Pryce Hails Passage of Bipartisan CFIUS Bill
 
Congresswoman Deborah Pryce...Proudly Serving Ohio's 15th District
 
 
 


February 28, 2007

Pryce Hails Passage of Bipartisan CFIUS Bill
Pryce Key Player in Bill’s Timely Success

Washington, DC – Congresswoman Deborah Pryce (R-Columbus) served as a key figure in passing legislation today to reform the Committee on Foreign Investment in the United States (CFIUS). Pryce was coauthor of the National Security FIRST Act (HR 556) which mirrored legislation that passed unanimously during the 109 th Congress. From the outset of the 110 th Congress, Pryce worked with a bipartisan group of House Financial Services Committee members to ensure timely consideration of this measure deemed critically important to our nation’s economic and national security.

Upon passage, Pryce said of the CFIUS reform bill:

“I am immensely proud of this bipartisan effort to ensure protections are in place to deliberatively assess what foreign trade deals are in both our national security and homeland security interests,” said Pryce.  “Businesses investing in the United States deserve certainty that the process by which deals are reviewed is objective and straightforward.  This legislation ensures that we continue to protect America’s national and economic security, while promoting beneficial foreign investment and the domestic job creation that comes with it.”

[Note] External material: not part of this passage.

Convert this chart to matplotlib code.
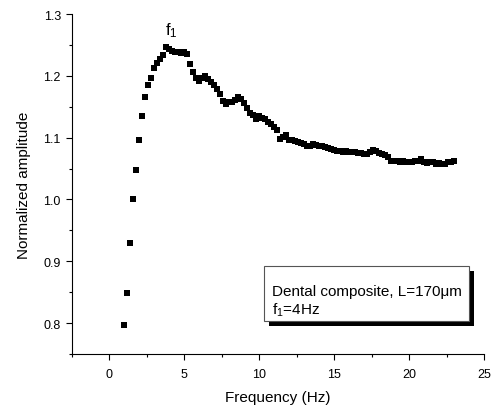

“For the public to have full faith in a CFIUS-reviewed transaction, it must be confident that high-level officials within intelligence community have thoroughly reviewed it, and that the Committee has sufficient time to analyze its implications.  I urge the Senate to follow the House’s lead on this issue and make CFIUS reform a pressing priority.”

While CFIUS has been in quiet existence for more than fifty years, it became the subject of much controversy last year when it approved Dubai Ports World (DPW) of the United Arab Emirates to manage six U.S. ports. After several Congressional hearings into the matter, DPW withdrew its proposal.

As foreign investment is essential to our national and state economies, it is imperative that concerns over security implications not force America to withdraw from the global trade market:

Foreign Investment Creates Jobs in Ohio
(Courtesy of the International Trade Administration, 12/2006)

  • In 2004, foreign-controlled companies employed 203,600 workers in Ohio, the eighth largest total among the 50 states. Major sources of Ohio's jobs in 2004 included Japan, the United Kingdom, Germany, Switzerland, and Canada.

  • Almost half of these jobs (46.7 percent, or 95,000 workers) were in the manufacturing sector in 2004. Foreign-controlled companies accounted for 11.5 percent of total manufacturing employment in Ohio in 2004 (one of every nine manufacturing workers).

  • Foreign investment in Ohio was responsible for 4.3 percent of the state’s private-sector employment in 2004.

Pryce is Ranking Member of the Subcommittee on Capital Markets, Insurance, and Government Sponsored Enterprises of the House Financial Services Committee. During the 109 th Congress, Pryce Chaired the Domestic and International Finance Subcommittee (DIMP) which had oversight of CFIUS and held the first Congressional hearings into the Dubai Ports transaction.